━━━ Dataset extract ━━━

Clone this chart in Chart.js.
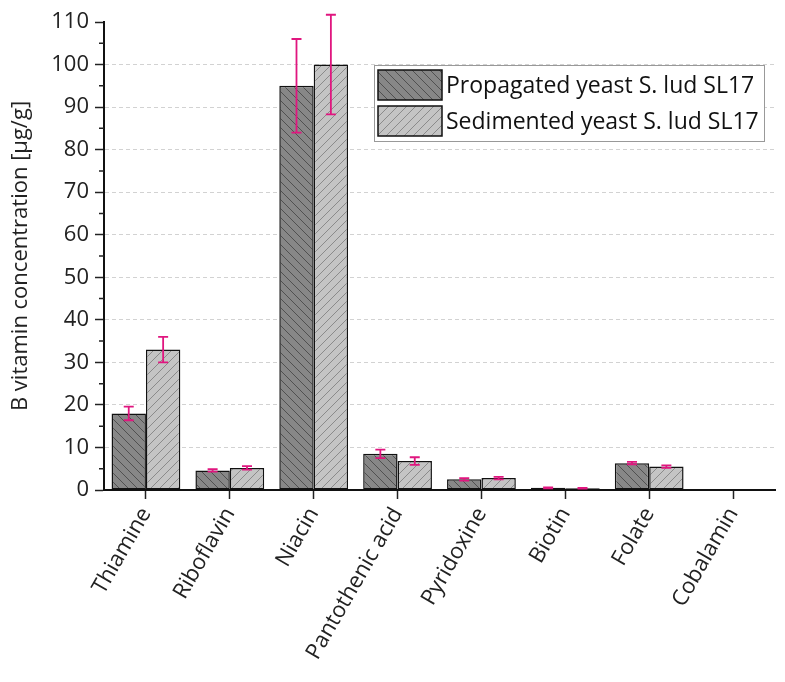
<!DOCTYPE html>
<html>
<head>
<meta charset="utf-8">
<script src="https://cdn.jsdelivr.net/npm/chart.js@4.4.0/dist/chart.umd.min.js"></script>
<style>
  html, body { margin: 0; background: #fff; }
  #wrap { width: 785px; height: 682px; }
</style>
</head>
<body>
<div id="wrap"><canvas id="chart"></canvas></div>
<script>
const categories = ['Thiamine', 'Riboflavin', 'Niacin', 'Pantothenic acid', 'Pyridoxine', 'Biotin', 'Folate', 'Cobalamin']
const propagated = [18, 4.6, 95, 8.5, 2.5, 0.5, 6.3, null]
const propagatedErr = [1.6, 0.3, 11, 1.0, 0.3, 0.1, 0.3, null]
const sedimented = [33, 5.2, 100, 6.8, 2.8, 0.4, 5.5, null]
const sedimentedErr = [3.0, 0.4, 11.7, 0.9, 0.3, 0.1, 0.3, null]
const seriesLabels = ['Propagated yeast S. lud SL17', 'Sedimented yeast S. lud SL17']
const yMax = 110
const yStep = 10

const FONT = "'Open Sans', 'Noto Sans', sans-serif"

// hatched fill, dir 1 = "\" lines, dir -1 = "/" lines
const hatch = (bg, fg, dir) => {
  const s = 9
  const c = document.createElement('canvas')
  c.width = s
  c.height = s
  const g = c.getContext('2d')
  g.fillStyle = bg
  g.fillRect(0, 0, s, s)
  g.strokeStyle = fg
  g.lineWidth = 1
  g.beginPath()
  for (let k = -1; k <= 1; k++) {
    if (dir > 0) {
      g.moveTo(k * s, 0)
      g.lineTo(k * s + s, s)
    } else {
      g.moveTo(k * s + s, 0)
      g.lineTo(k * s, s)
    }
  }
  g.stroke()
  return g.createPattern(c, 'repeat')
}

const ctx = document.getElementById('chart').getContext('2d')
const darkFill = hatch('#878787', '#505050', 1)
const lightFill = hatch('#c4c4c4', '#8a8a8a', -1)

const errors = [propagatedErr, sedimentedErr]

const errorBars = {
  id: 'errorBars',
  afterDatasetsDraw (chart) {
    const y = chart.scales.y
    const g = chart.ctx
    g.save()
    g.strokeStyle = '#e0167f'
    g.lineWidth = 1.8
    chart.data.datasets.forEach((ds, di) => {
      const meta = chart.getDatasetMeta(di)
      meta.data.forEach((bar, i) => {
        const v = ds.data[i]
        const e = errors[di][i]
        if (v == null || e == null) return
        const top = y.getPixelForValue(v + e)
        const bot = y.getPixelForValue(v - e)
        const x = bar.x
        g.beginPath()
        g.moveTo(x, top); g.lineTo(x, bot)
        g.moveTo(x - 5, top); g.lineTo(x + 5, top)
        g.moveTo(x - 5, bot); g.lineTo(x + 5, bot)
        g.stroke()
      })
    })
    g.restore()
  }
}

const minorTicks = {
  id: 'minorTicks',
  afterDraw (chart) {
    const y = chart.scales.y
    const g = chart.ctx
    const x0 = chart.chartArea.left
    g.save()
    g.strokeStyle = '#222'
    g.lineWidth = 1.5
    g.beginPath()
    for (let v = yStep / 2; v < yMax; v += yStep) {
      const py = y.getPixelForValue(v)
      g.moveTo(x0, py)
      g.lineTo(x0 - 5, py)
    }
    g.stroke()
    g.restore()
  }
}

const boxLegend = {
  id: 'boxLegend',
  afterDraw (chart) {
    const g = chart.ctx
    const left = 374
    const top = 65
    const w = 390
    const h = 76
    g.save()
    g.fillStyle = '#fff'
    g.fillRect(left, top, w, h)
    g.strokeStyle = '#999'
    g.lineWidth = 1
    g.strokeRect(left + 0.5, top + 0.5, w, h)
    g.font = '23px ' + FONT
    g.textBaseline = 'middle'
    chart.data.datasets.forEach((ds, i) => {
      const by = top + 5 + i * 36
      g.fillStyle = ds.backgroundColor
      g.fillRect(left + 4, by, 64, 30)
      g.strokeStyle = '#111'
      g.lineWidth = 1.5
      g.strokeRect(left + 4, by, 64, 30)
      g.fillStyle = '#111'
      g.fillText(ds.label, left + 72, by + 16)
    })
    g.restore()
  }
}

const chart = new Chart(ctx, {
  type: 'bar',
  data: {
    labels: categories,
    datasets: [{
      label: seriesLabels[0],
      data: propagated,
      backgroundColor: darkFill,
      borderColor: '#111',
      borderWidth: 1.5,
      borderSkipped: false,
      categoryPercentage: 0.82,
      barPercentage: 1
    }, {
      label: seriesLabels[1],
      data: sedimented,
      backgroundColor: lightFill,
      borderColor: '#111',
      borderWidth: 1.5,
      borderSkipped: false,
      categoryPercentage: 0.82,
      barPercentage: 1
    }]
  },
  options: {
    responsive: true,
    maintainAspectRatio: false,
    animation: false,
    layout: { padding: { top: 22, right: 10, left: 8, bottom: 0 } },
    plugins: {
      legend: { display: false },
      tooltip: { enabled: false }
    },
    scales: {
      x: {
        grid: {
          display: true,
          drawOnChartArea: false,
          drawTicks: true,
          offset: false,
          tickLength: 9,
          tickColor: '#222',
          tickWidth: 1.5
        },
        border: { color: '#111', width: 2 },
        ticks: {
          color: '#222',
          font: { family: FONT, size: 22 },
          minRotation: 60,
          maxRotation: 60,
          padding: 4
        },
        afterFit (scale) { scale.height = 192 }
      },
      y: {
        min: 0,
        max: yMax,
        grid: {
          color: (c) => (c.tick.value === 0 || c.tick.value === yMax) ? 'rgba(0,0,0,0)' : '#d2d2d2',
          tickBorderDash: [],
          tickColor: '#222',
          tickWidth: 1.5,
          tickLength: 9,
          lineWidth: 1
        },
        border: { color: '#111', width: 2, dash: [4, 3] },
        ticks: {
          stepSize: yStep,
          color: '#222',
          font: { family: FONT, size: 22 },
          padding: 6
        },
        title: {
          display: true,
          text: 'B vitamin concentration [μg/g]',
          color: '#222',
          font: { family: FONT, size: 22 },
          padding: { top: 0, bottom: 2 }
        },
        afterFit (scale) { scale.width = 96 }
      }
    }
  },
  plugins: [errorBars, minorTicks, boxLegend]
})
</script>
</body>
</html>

━━━

#### Exercise:
Give again, word for word, every line from the top of the data through the line with "const errors = [propagatedErr, sedimentedErr]", both ends included, and exclude the pictures.

#### Full answer:
Clone this chart in Chart.js.
<!DOCTYPE html>
<html>
<head>
<meta charset="utf-8">
<script src="https://cdn.jsdelivr.net/npm/chart.js@4.4.0/dist/chart.umd.min.js"></script>
<style>
  html, body { margin: 0; background: #fff; }
  #wrap { width: 785px; height: 682px; }
</style>
</head>
<body>
<div id="wrap"><canvas id="chart"></canvas></div>
<script>
const categories = ['Thiamine', 'Riboflavin', 'Niacin', 'Pantothenic acid', 'Pyridoxine', 'Biotin', 'Folate', 'Cobalamin']
const propagated = [18, 4.6, 95, 8.5, 2.5, 0.5, 6.3, null]
const propagatedErr = [1.6, 0.3, 11, 1.0, 0.3, 0.1, 0.3, null]
const sedimented = [33, 5.2, 100, 6.8, 2.8, 0.4, 5.5, null]
const sedimentedErr = [3.0, 0.4, 11.7, 0.9, 0.3, 0.1, 0.3, null]
const seriesLabels = ['Propagated yeast S. lud SL17', 'Sedimented yeast S. lud SL17']
const yMax = 110
const yStep = 10

const FONT = "'Open Sans', 'Noto Sans', sans-serif"

// hatched fill, dir 1 = "\" lines, dir -1 = "/" lines
const hatch = (bg, fg, dir) => {
  const s = 9
  const c = document.createElement('canvas')
  c.width = s
  c.height = s
  const g = c.getContext('2d')
  g.fillStyle = bg
  g.fillRect(0, 0, s, s)
  g.strokeStyle = fg
  g.lineWidth = 1
  g.beginPath()
  for (let k = -1; k <= 1; k++) {
    if (dir > 0) {
      g.moveTo(k * s, 0)
      g.lineTo(k * s + s, s)
    } else {
      g.moveTo(k * s + s, 0)
      g.lineTo(k * s, s)
    }
  }
  g.stroke()
  return g.createPattern(c, 'repeat')
}

const ctx = document.getElementById('chart').getContext('2d')
const darkFill = hatch('#878787', '#505050', 1)
const lightFill = hatch('#c4c4c4', '#8a8a8a', -1)

const errors = [propagatedErr, sedimentedErr]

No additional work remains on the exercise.